Job. Print, word for word, the opening line of the data below and every line after it through the line that contains "bottom += vals", but not the pictures.

Information shown.
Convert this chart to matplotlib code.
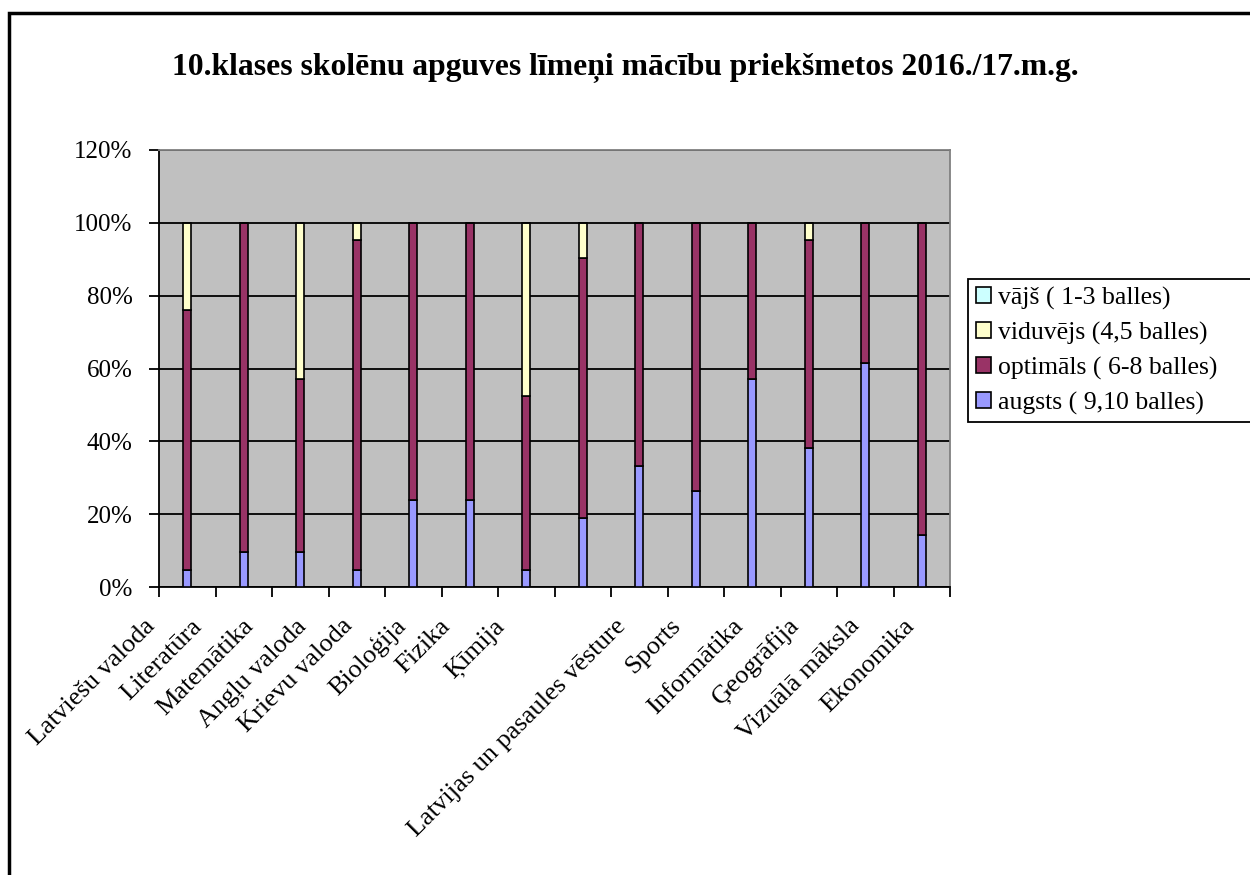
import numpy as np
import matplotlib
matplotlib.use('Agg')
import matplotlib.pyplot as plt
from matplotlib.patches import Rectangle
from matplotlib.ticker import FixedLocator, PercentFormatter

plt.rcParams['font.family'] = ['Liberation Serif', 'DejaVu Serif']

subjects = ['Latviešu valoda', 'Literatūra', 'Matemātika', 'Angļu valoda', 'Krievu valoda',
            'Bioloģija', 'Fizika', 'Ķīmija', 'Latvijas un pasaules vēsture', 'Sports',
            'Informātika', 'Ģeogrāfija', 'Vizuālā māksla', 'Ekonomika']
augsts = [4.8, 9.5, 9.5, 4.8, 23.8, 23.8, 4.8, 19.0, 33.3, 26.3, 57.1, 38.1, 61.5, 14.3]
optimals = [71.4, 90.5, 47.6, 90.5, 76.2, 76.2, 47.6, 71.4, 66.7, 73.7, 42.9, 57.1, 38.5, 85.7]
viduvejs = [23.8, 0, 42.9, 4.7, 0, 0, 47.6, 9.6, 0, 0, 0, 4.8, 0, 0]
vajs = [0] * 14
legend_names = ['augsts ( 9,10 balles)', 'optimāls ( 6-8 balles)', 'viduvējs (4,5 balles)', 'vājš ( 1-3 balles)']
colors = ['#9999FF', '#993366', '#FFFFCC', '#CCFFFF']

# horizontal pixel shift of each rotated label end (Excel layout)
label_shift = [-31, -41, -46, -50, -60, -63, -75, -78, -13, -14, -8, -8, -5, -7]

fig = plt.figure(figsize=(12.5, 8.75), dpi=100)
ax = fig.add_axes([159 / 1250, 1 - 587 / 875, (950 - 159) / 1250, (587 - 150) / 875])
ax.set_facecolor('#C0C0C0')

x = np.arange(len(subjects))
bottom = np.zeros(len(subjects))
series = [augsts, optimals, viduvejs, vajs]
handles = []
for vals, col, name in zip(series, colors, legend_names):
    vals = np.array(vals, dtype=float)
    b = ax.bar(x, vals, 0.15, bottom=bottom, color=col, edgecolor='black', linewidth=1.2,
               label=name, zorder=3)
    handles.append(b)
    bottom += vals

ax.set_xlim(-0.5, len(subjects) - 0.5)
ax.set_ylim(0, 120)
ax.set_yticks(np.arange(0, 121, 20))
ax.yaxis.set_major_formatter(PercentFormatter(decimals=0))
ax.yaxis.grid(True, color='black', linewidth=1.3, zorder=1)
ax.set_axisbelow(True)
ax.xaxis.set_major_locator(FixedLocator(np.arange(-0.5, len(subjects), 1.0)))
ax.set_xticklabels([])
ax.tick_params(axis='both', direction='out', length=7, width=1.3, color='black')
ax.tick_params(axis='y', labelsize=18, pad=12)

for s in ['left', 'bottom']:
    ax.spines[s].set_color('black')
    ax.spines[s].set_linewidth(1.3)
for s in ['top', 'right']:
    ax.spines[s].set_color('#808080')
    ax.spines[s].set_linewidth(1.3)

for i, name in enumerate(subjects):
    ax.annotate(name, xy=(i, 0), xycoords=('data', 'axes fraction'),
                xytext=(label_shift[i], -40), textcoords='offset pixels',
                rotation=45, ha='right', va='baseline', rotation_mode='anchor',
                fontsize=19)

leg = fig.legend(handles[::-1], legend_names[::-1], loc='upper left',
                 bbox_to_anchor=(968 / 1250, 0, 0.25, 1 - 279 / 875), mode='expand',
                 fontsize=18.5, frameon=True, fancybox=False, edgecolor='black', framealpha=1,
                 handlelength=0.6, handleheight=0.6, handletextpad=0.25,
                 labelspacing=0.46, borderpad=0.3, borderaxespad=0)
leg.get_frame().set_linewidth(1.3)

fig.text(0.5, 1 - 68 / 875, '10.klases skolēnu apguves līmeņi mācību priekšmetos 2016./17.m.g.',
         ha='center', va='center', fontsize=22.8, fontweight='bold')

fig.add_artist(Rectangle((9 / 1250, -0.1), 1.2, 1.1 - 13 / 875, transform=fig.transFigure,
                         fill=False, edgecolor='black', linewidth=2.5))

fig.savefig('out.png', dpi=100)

Output for this exercise.
Convert this chart to matplotlib code.
import numpy as np
import matplotlib
matplotlib.use('Agg')
import matplotlib.pyplot as plt
from matplotlib.patches import Rectangle
from matplotlib.ticker import FixedLocator, PercentFormatter

plt.rcParams['font.family'] = ['Liberation Serif', 'DejaVu Serif']

subjects = ['Latviešu valoda', 'Literatūra', 'Matemātika', 'Angļu valoda', 'Krievu valoda',
            'Bioloģija', 'Fizika', 'Ķīmija', 'Latvijas un pasaules vēsture', 'Sports',
            'Informātika', 'Ģeogrāfija', 'Vizuālā māksla', 'Ekonomika']
augsts = [4.8, 9.5, 9.5, 4.8, 23.8, 23.8, 4.8, 19.0, 33.3, 26.3, 57.1, 38.1, 61.5, 14.3]
optimals = [71.4, 90.5, 47.6, 90.5, 76.2, 76.2, 47.6, 71.4, 66.7, 73.7, 42.9, 57.1, 38.5, 85.7]
viduvejs = [23.8, 0, 42.9, 4.7, 0, 0, 47.6, 9.6, 0, 0, 0, 4.8, 0, 0]
vajs = [0] * 14
legend_names = ['augsts ( 9,10 balles)', 'optimāls ( 6-8 balles)', 'viduvējs (4,5 balles)', 'vājš ( 1-3 balles)']
colors = ['#9999FF', '#993366', '#FFFFCC', '#CCFFFF']

# horizontal pixel shift of each rotated label end (Excel layout)
label_shift = [-31, -41, -46, -50, -60, -63, -75, -78, -13, -14, -8, -8, -5, -7]

fig = plt.figure(figsize=(12.5, 8.75), dpi=100)
ax = fig.add_axes([159 / 1250, 1 - 587 / 875, (950 - 159) / 1250, (587 - 150) / 875])
ax.set_facecolor('#C0C0C0')

x = np.arange(len(subjects))
bottom = np.zeros(len(subjects))
series = [augsts, optimals, viduvejs, vajs]
handles = []
for vals, col, name in zip(series, colors, legend_names):
    vals = np.array(vals, dtype=float)
    b = ax.bar(x, vals, 0.15, bottom=bottom, color=col, edgecolor='black', linewidth=1.2,
               label=name, zorder=3)
    handles.append(b)
    bottom += vals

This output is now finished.